Tactile Sensors for Minimally Invasive Surgical Systems

  • Author(s): Paydar, Omeed
  • Advisor(s): Candler, Robert N.
  • Grundfest, Warren
  • et al.

Minimally invasive surgery (MIS) improves patient outcomes. Operations result in smaller incisions, shorter recovery times, lower risk of infection, and reduced pain as compared to open surgery. Moreover, robotic surgical systems improve upon traditional laparoscopic tools used in MIS, including improved dexterity, tremor removal, scaled movements, and 3D visualization.

While the adoption of robotic surgical tools accelerates nationwide, these systems are characterized by an absence of touch sensation, which ultimately impedes transition of more delicate procedures. Likewise, excessive grip forces could induce tissue damage, including scar formation, hemorrhaging, perforations, and adhesions. Furthermore, without tactile information, sutures fail because of excessive tensile loads and surgeons require additional training to reach proficiency on the available surgical robots.

Although robotics addresses a subset of surgical procedures, efforts to develop and integrate multi-axis biocompatible sensor arrays with commercial robotic surgical systems remain inadequate. New tools that measure compressive sensing could prevent tissue crush injuries, while shear sensing will help reduce suture failure from excessive tensile loads. Consequently, this study investigates the development of a capacitive sensor capable of restoring touch sensation to surgeons operating robotic surgical systems.

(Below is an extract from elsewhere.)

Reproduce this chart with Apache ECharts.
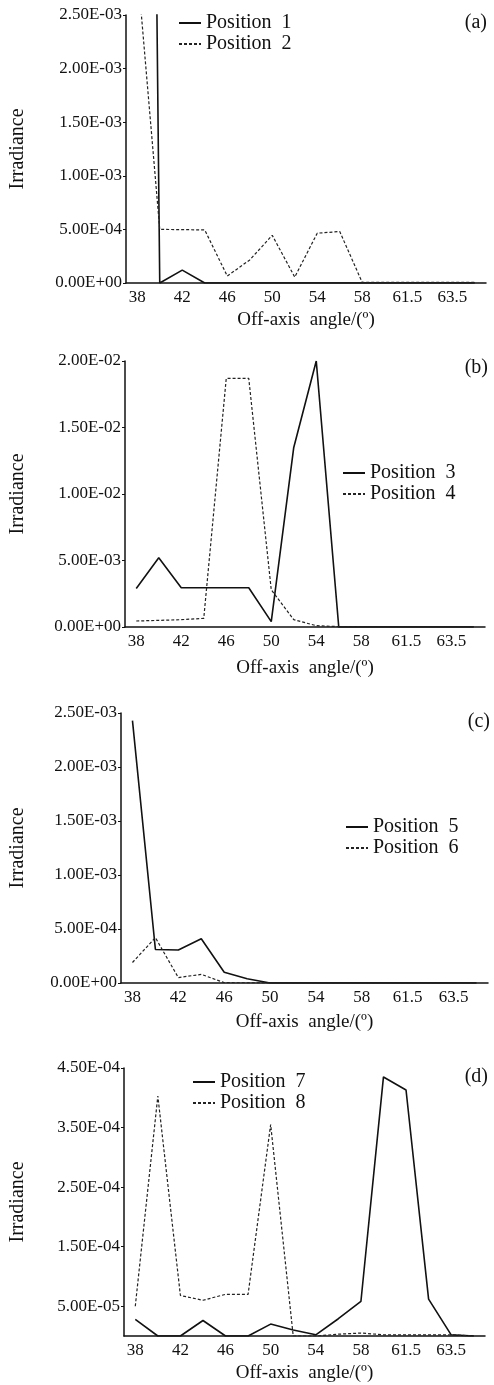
<!DOCTYPE html>
<html>
<head>
<meta charset="utf-8">
<script src="https://cdn.jsdelivr.net/npm/echarts@6/dist/echarts.min.js"></script>
<style>
  html, body { margin: 0; padding: 0; background: #fff; }
  #chart { width: 494px; height: 1385px; }
</style>
</head>
<body>
<div id="chart"></div>
<script>
// off-axis angle categories (shared by all panels)
var angles = ['38', '40', '42', '44', '46', '48', '50', '52', '54', '56', '58', '60', '61.5', '62.5', '63.5', '64.5'];

// (a)
var pos1 = [2.0e-2, 0, 1.2e-4, 0, 0, 0, 0, 0, 0, 0, 0, 0, 0, 0, 0, 0];
var pos2 = [2.95e-3, 5.0e-4, 4.98e-4, 4.95e-4, 6.5e-5, 2.15e-4, 4.45e-4, 5.5e-5, 4.65e-4, 4.8e-4, 5e-6, 5e-6, 5e-6, 5e-6, 5e-6, 5e-6];
// (b)
var pos3 = [2.9e-3, 5.2e-3, 2.95e-3, 2.95e-3, 2.95e-3, 2.95e-3, 4e-4, 1.35e-2, 2.0e-2, 0, 0, 0, 0, 0, 0, 0];
var pos4 = [4.5e-4, 5.0e-4, 5.5e-4, 6.5e-4, 1.87e-2, 1.87e-2, 2.8e-3, 5.5e-4, 1e-4, 3e-5, 2e-5, 2e-5, 2e-5, 2e-5, 2e-5, 2e-5];
// (c)
var pos5 = [2.43e-3, 3.1e-4, 3.05e-4, 4.1e-4, 1.0e-4, 4e-5, 0, 0, 0, 0, 0, 0, 0, 0, 0, 0];
var pos6 = [1.9e-4, 4.2e-4, 5e-5, 8e-5, 3e-6, 2e-6, 2e-6, 2e-6, 2e-6, 2e-6, 2e-6, 2e-6, 2e-6, 2e-6, 2e-6, 2e-6];
// (d)
var pos7 = [2.8e-5, 0, 0, 2.6e-5, 0, 0, 2.0e-5, 1.0e-5, 2e-6, 2.9e-5, 5.8e-5, 4.35e-4, 4.13e-4, 6.2e-5, 2e-6, 0];
var pos8 = [5e-5, 4.03e-4, 6.8e-5, 6e-5, 7e-5, 7e-5, 3.55e-4, 0, 0, 3e-6, 5e-6, 2e-6, 2e-6, 2e-6, 2e-6, 0];

// y axis ranges
var yMax = [2.5e-3, 2.0e-2, 2.5e-3, 4.5e-4];
var yStep = [5e-4, 5e-3, 5e-4, 5e-5];
var dTicks = [5e-5, 1.5e-4, 2.5e-4, 3.5e-4, 4.5e-4];

var FONT = "'Liberation Serif', 'Times New Roman', serif";

// 2.50E-03 style
function sci(v) {
  var p = Number(v).toExponential(2).split('e');
  var n = parseInt(p[1], 10);
  return p[0] + 'E' + (n < 0 ? '-' : '+') + String(Math.abs(n)).padStart(2, '0');
}

var grids = [
  { left: 116, top: 15, right: 8, height: 268 },
  { left: 115, top: 361, right: 9, height: 266 },
  { left: 118, top: 713, right: 6, height: 270 },
  { left: 114, top: 1068, right: 9, height: 268 }
];
var yNameGap = [98, 97, 93, 96];
var xNameGap = [28, 32, 30, 28];

var xAxes = [], yAxes = [];
for (var i = 0; i < 4; i++) {
  xAxes.push({
    type: 'category', gridIndex: i, data: angles, boundaryGap: true,
    name: 'Off-axis  angle/(\u00ba)', nameLocation: 'middle', nameGap: xNameGap[i],
    nameTextStyle: { fontFamily: FONT, fontSize: 19, color: '#111' },
    axisLine: { lineStyle: { color: '#111', width: 1.5 } },
    axisTick: { inside: true, length: 4, interval: 0, lineStyle: { color: '#111' } },
    axisLabel: { interval: 1, margin: 6, fontFamily: FONT, fontSize: 17, color: '#111' },
    splitLine: { show: false }
  });
  var y = {
    type: 'value', gridIndex: i, min: 0, max: yMax[i], interval: yStep[i],
    name: 'Irradiance', nameLocation: 'middle', nameGap: yNameGap[i],
    nameTextStyle: { fontFamily: FONT, fontSize: 20, color: '#111' },
    axisLine: { show: true, lineStyle: { color: '#111', width: 1.5 } },
    axisTick: { show: true, length: 3, lineStyle: { color: '#111' } },
    axisLabel: { margin: 4, fontFamily: FONT, fontSize: 17, color: '#111', formatter: sci },
    splitLine: { show: false }
  };
  if (i === 3) {
    // only odd multiples of 5E-05 are labelled
    y.axisTick.customValues = dTicks;
    y.axisLabel.customValues = dTicks;
    y.axisLabel.formatter = function (v) {
      return Math.round(v / 5e-5) % 2 === 1 ? sci(v) : '';
    };
  }
  yAxes.push(y);
}

function line(name, data, idx, dashed) {
  return {
    name: name, type: 'line', data: data, xAxisIndex: idx, yAxisIndex: idx,
    symbol: 'none', clip: true, animation: false,
    lineStyle: dashed
      ? { color: '#222', width: 1.2, type: [3, 2] }
      : { color: '#111', width: 1.6 },
    itemStyle: { color: '#111' }
  };
}

function legend(names, left, top) {
  return {
    data: names, orient: 'vertical', left: left, top: top,
    itemWidth: 22, itemHeight: 12, itemGap: 1, padding: 0,
    // hide the symbol dot, keep only the line
    itemStyle: { opacity: 0 },
    textStyle: { fontFamily: FONT, fontSize: 20, color: '#111', lineHeight: 20 },
    selectedMode: false
  };
}

function tag(text, right, top) {
  return { text: text, right: right, top: top, padding: 0,
    textStyle: { fontFamily: FONT, fontSize: 20, fontWeight: 'normal', color: '#111' } };
}

var chart = echarts.init(document.getElementById('chart'));
chart.setOption({
  backgroundColor: '#fff',
  animation: false,
  title: [tag('(a)', 7, 13), tag('(b)', 6, 358), tag('(c)', 4, 712), tag('(d)', 6, 1067)],
  legend: [
    legend(['Position  1', 'Position  2'], 178, 13),
    legend(['Position  3', 'Position  4'], 342, 463),
    legend(['Position  5', 'Position  6'], 345, 817),
    legend(['Position  7', 'Position  8'], 192, 1072)
  ],
  grid: grids,
  xAxis: xAxes,
  yAxis: yAxes,
  series: [
    line('Position  1', pos1, 0, false),
    line('Position  2', pos2, 0, true),
    line('Position  3', pos3, 1, false),
    line('Position  4', pos4, 1, true),
    line('Position  5', pos5, 2, false),
    line('Position  6', pos6, 2, true),
    line('Position  7', pos7, 3, false),
    line('Position  8', pos8, 3, true)
  ]
});
</script>
</body>
</html>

Real-time access to operative loads could minimize robotic surgical complications, and ultimately, lead to the inclusion of more challenging (demanding) procedures. This work explores a relatively under-researched, undeveloped area of robotic surgery and the major remaining challenge. Because minimally invasive surgery (MIS), specifically robotic surgery, is becoming more prevalent [1], efforts to improve the outcomes are essential. Successful acquisition of intraoperative tactile information will fast-track acceptance of these tools and prevent unwanted patient outcomes.